After three decades of working with several development programs around the world, community health specialist Judi Aubel found there was a missing link preventing long-lasting cultural change: the lack of focus on grandmothers.
Aubel began The Grandmother Project in 2005 with the clear goal of training female elders to become catalysts for positive social change.
Inspired by the work of Brazilian educator Paolo Freire, the American social activist designed an empowerment model to strengthen grandmothers’ roles within communities and include them in the discussion of pressing human rights and social issues such as female genital mutilation, teen pregnancy, child marriage, girl’s education and healthcare, among others.
«Women empowerment programs often focus on the individual and women and girls not on the power of lineage,» Executive Director Aubel said.
By developing intergenerational community programs in countries such as Senegal, Mali, Sierra Leone, Albania and Laos, the growing social enterprise is helping address the root of gender violence and inequality in developing countries where the extended family is more important than the nuclear one.
«Across more traditional non-Western cultures, more collectivist cultures of the Global South the family is more important than it is in the North comparatively. For the Global South, it is the extended family that is important so elders are being traditionally and, still in many cases, seen as very important,» Executive Director Judi Aubel said.
The reasoning behind this solution is a powerful one.
Since most harmful practices against women and girls are a by-product of cultural traditions and norms passed over generations, inviting grandmothers to rethink these inherited approaches, come up with their own conclusions and build collective consensus for change.

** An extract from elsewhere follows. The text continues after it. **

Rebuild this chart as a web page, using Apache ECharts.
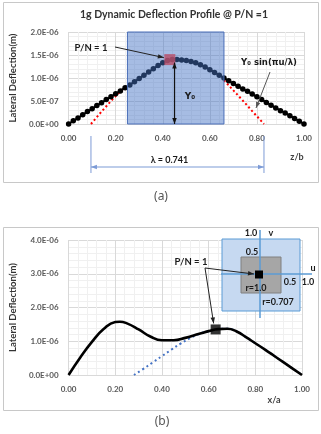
<!DOCTYPE html>
<html><head><meta charset="utf-8">
<script src="https://cdn.jsdelivr.net/npm/echarts@6/dist/echarts.min.js"></script>
<style>html,body{margin:0;padding:0;background:#fff}#c{width:321px;height:434px}</style>
</head><body><div id="c"></div>
<script>
// ---------- DATA (deflection values in units of 1E-06 m) ----------
// Panel (a): 1g dynamic deflection profile vs z/b
const zA = [0.00,0.02,0.04,0.06,0.08,0.10,0.12,0.14,0.16,0.18,0.20,0.22,0.24,0.26,0.28,0.30,0.32,0.34,0.36,0.38,0.40,0.42,0.44,0.46,0.48,0.50,0.52,0.54,0.56,0.58,0.60,0.62,0.64,0.66,0.68,0.70,0.72,0.74,0.76,0.78,0.80,0.82,0.84,0.86,0.88,0.90,0.92,0.94,0.96,0.98,1.00];
const defA = [0.00,0.07,0.13,0.20,0.27,0.33,0.40,0.46,0.53,0.59,0.66,0.72,0.79,0.85,0.92,0.99,1.06,1.13,1.20,1.27,1.33,1.38,1.40,1.40,1.39,1.38,1.36,1.33,1.29,1.24,1.18,1.12,1.06,1.00,0.94,0.88,0.82,0.76,0.71,0.65,0.59,0.53,0.47,0.41,0.35,0.29,0.24,0.18,0.12,0.06,0.00];
// Fitted Yo sin(pi u / lambda), visible segments outside the highlighted box
const zSinA = [0.095,0.14,0.18,0.22,0.25,null,0.66,0.70,0.74,0.78,0.83];
const sinA  = [0.00,0.27,0.50,0.71,0.84,null,0.95,0.73,0.51,0.28,0.00];
// P/N = 1 point
const pnA = [0.43, 1.40];
// Highlighted box [zStart, zEnd, yLow, yHigh]
const boxA = [0.25, 0.66, 0.0, 2.0];
// Lambda span
const lambdaStart = 0.095, lambdaEnd = 0.83, lambdaText = 'λ = 0.741';
const yoZ = 0.45;

// Panel (b): deflection vs x/a
const xB = [0.00,0.05,0.10,0.15,0.20,0.22,0.25,0.30,0.35,0.40,0.45,0.50,0.56,0.60,0.64,0.68,0.72,0.76,0.80,0.84,0.88,0.92,0.96,1.00];
const defB = [0.00,0.52,0.98,1.36,1.57,1.58,1.53,1.35,1.14,1.03,1.03,1.10,1.22,1.30,1.36,1.37,1.29,1.12,0.94,0.76,0.57,0.38,0.19,0.00];
const xSinB = [0.28,0.32,0.36,0.40,0.44,0.48,0.52,0.56,0.60,0.64,0.68,0.72,0.76,0.80,0.84,0.88,0.92,0.96,1.00];
const sinB  = [0.00,0.18,0.37,0.56,0.75,0.93,1.09,1.22,1.30,1.36,1.37,1.29,1.12,0.94,0.76,0.57,0.38,0.19,0.00];
const pnB = [0.63, 1.35];

// ---------- helpers ----------
function sci(vMicro){
  const v = vMicro * 1e-6;
  if (Math.abs(v) < 1e-15) return '0.0E+00';
  let e = Math.floor(Math.log10(Math.abs(v)) + 1e-9);
  let m = v / Math.pow(10, e);
  return m.toFixed(1) + 'E' + (e < 0 ? '-' : '+') + String(Math.abs(e)).padStart(2, '0');
}
const FONT = 'Lato, "Open Sans", sans-serif';
const pairs = (xs, ys) => xs.map((x, i) => ys[i] === null ? [null, null] : [x, ys[i]]);

const chart = echarts.init(document.getElementById('c'), null, {renderer: 'canvas'});

function xAxisCfg(gi){
  return {
    type: 'value', gridIndex: gi, min: 0, max: 1, interval: 0.2,
    axisLine: {show: true, lineStyle: {color: '#d9d9d9'}},
    axisTick: {show: false},
    axisLabel: {color: '#595959', fontFamily: FONT, fontWeight: 'bold', fontSize: 8, margin: 10,
      formatter: v => v.toFixed(2)},
    splitLine: {show: true, lineStyle: {color: '#d9d9d9', width: 1}},
    minorTick: {show: false, splitNumber: 5},
    minorSplitLine: {show: true, lineStyle: {color: '#f0f0f0', width: 1}}
  };
}
function yAxisCfg(gi, max, interval){
  return {
    type: 'value', gridIndex: gi, min: 0, max: max, interval: interval,
    name: 'Lateral Deflection(m)', nameLocation: 'middle', nameGap: 48,
    nameTextStyle: {color: '#333', fontFamily: FONT, fontWeight: 'bold', fontSize: 9.5},
    axisLine: {show: false}, axisTick: {show: false},
    axisLabel: {color: '#595959', fontFamily: FONT, fontWeight: 'bold', fontSize: 8, margin: 10,
      formatter: v => sci(v)},
    splitLine: {show: true, lineStyle: {color: '#d9d9d9', width: 1}},
    minorTick: {show: false, splitNumber: 5},
    minorSplitLine: {show: true, lineStyle: {color: '#f0f0f0', width: 1}}
  };
}

const option = {
  animation: false,
  backgroundColor: '#ffffff',
  grid: [
    {left: 67, top: 32, width: 237, height: 92},
    {left: 67, top: 240, width: 235, height: 135}
  ],
  xAxis: [xAxisCfg(0), xAxisCfg(1)],
  yAxis: [yAxisCfg(0, 2.0, 0.5), yAxisCfg(1, 4.0, 1.0)],
  series: [
    { type: 'line', xAxisIndex: 0, yAxisIndex: 0, z: 2, showSymbol: false, connectNulls: false,
      data: pairs(zSinA, sinA),
      lineStyle: {color: '#ff0000', width: 2, type: [2, 2.5]} },
    { type: 'line', xAxisIndex: 0, yAxisIndex: 0, z: 3, symbol: 'circle', symbolSize: 5.5,
      data: pairs(zA, defA),
      lineStyle: {color: '#000', width: 2}, itemStyle: {color: '#000'} },
    { type: 'custom', xAxisIndex: 0, yAxisIndex: 0, z: 4, data: [boxA],
      renderItem: (params, api) => {
        const p0 = api.coord([api.value(0), api.value(3)]);
        const p1 = api.coord([api.value(1), api.value(2)]);
        return {type: 'rect', shape: {x: p0[0], y: p0[1], width: p1[0] - p0[0], height: p1[1] - p0[1]},
          style: {fill: 'rgba(68,114,196,0.48)', stroke: '#4a6fb8', lineWidth: 1}};
      } },
    { type: 'scatter', xAxisIndex: 0, yAxisIndex: 0, z: 6, symbol: 'rect', symbolSize: 11,
      data: [pnA], itemStyle: {color: '#b94d68'} },
    { type: 'line', xAxisIndex: 1, yAxisIndex: 1, z: 2, showSymbol: false,
      data: pairs(xSinB, sinB), smooth: true,
      lineStyle: {color: '#4472c4', width: 2, type: [2, 3]} },
    { type: 'line', xAxisIndex: 1, yAxisIndex: 1, z: 3, showSymbol: false, smooth: true,
      data: pairs(xB, defB), lineStyle: {color: '#000', width: 2.6} },
    { type: 'scatter', xAxisIndex: 1, yAxisIndex: 1, z: 6, symbol: 'rect', symbolSize: 10,
      data: [pnB], itemStyle: {color: '#000'} }
  ]
};
chart.setOption(option);

// ---------- annotations ----------
const pA = v => chart.convertToPixel({xAxisIndex: 0, yAxisIndex: 0}, v);
const pB = v => chart.convertToPixel({xAxisIndex: 1, yAxisIndex: 1}, v);

function head(x1, y1, x2, y2, len, wid, color){
  const a = Math.atan2(y2 - y1, x2 - x1);
  const bx = x2 - len * Math.cos(a), by = y2 - len * Math.sin(a);
  const nx = -Math.sin(a) * wid / 2, ny = Math.cos(a) * wid / 2;
  return {type: 'polygon', z: 20, shape: {points: [[x2, y2], [bx + nx, by + ny], [bx - nx, by - ny]]}, style: {fill: color}};
}
function line(x1, y1, x2, y2, color, w){
  return {type: 'line', z: 20, shape: {x1, y1, x2, y2}, style: {stroke: color, lineWidth: w || 1}};
}
function arrow(x1, y1, x2, y2, color, w, both){
  const els = [line(x1, y1, x2, y2, color, w), head(x1, y1, x2, y2, 6, 4.5, color)];
  if (both) els.push(head(x2, y2, x1, y1, 6, 4.5, color));
  return els;
}
function txt(x, y, t, opt){
  return {type: 'text', z: 21, x, y, style: Object.assign({text: t, fill: '#1a1a1a', font: 'bold 9px ' + FONT,
    align: 'center', verticalAlign: 'middle'}, opt || {})};
}
const g = [];
// panel frames
g.push({type: 'rect', z: 0, shape: {x: 3.5, y: 2.5, width: 315, height: 180}, style: {fill: 'none', stroke: '#c8c8c8', lineWidth: 1}});
g.push({type: 'rect', z: 0, shape: {x: 3.5, y: 227.5, width: 315, height: 183}, style: {fill: 'none', stroke: '#c8c8c8', lineWidth: 1}});
// titles / axis names / captions
g.push(txt(174, 15, '1g Dynamic Deflection Profile @ P/N =1', {font: 'bold 10.5px ' + FONT, fill: '#333'}));
g.push(txt(297, 157, 'z/b', {font: 'bold 9px ' + FONT, fill: '#404040'}));
g.push(txt(274, 400, 'x/a', {font: 'bold 9px ' + FONT, fill: '#404040'}));
g.push(txt(161, 197, '(a)', {font: '12px "Noto Sans", sans-serif', fill: '#555'}));
g.push(txt(162, 422, '(b)', {font: '12px "Noto Sans", sans-serif', fill: '#555'}));

// (a) annotations
const mA = pA(pnA);
g.push(txt(91, 48, 'P/N = 1', {font: 'bold 9.5px ' + FONT}));
g.push(...arrow(115, 47, mA[0] - 6, mA[1] - 2, '#222', 1));
const yTop = pA([yoZ, pnA[1]]), yBot = pA([yoZ, 0]);
g.push(...arrow(yTop[0], yTop[1] + 3, yBot[0], yBot[1], '#111', 1.2, true));
g.push(txt(190, 97, 'Y₀', {font: 'bold 9px "DejaVu Sans", ' + FONT}));
g.push(txt(269, 63, 'Y₀ sin(πu/λ)', {font: 'bold 8.5px "DejaVu Sans", ' + FONT}));
g.push(...arrow(270, 72, 256, 108, '#555', 1));
const l0 = pA([lambdaStart, 0]), l1 = pA([lambdaEnd, 0]);
const lc = '#7d9bd6';
g.push(line(l0[0], 136, l0[0], 173, lc, 1));
g.push(line(l1[0], 136, l1[0], 173, lc, 1));
g.push(...arrow(l0[0], 167, l1[0], 167, lc, 1.2, true));
g.push(txt((l0[0] + l1[0]) / 2 - 8, 160, lambdaText, {font: 'bold 9px ' + FONT}));

// (b) annotations: inset square diagram
g.push({type: 'rect', z: 10, shape: {x: 222, y: 239, width: 78, height: 72}, style: {fill: '#c6d9f1', stroke: '#5b9bd5', lineWidth: 1}});
g.push({type: 'rect', z: 11, shape: {x: 241, y: 257, width: 40, height: 36}, style: {fill: '#a6a6a6', stroke: '#808080', lineWidth: 1}});
g.push({type: 'line', z: 12, shape: {x1: 260, y1: 230, x2: 260, y2: 318}, style: {stroke: '#5b9bd5', lineWidth: 1.5}});
g.push({type: 'line', z: 12, shape: {x1: 221, y1: 274, x2: 312, y2: 274}, style: {stroke: '#5b9bd5', lineWidth: 1.5}});
g.push({type: 'rect', z: 13, shape: {x: 255, y: 270.5, width: 8, height: 8}, style: {fill: '#000'}});
g.push(txt(251, 233, '1.0'));
g.push(txt(271, 233, 'v'));
g.push(txt(252, 252, '0.5'));
g.push(txt(313, 268, 'u'));
g.push(txt(290, 282, '0.5'));
g.push(txt(308, 282, '1.0'));
g.push(txt(256, 288, 'r=1.0'));
g.push(txt(278, 302, 'r=0.707'));
g.push(txt(191, 262, 'P/N = 1', {font: 'bold 9.5px ' + FONT}));
const mB = pB(pnB);
g.push(...arrow(205, 268, 254, 274, '#222', 1));
g.push(...arrow(205, 268, mB[0] - 2, mB[1] - 6, '#222', 1));

chart.setOption({graphic: {elements: g}});
</script>
</body></html>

Building on her knowledge and years of experience in the international development sector, the 2012 Ashoka Fellow wanted to create a sustainable model that could distance itself from the band-aid solutions and white savior initiatives that she often saw take place on the ground.
«Most programs start by thinking what values we need to change rather than what kind of positive values (already on the communities) will be valuable to build and strengthen», she said.
Over 800 grandmothers have participated in The Grandmother Project and the former PeaceCorps volunteer and her team in Senegal are already working on seeing how to share this approach to other countries in Africa and the world and involving men too in the process.
According to Aubel, so far grandfathers and men within families have been very supportive to the change instilled by these trainings, «they are very proud to see that grandmothers are recognized and acknowledged».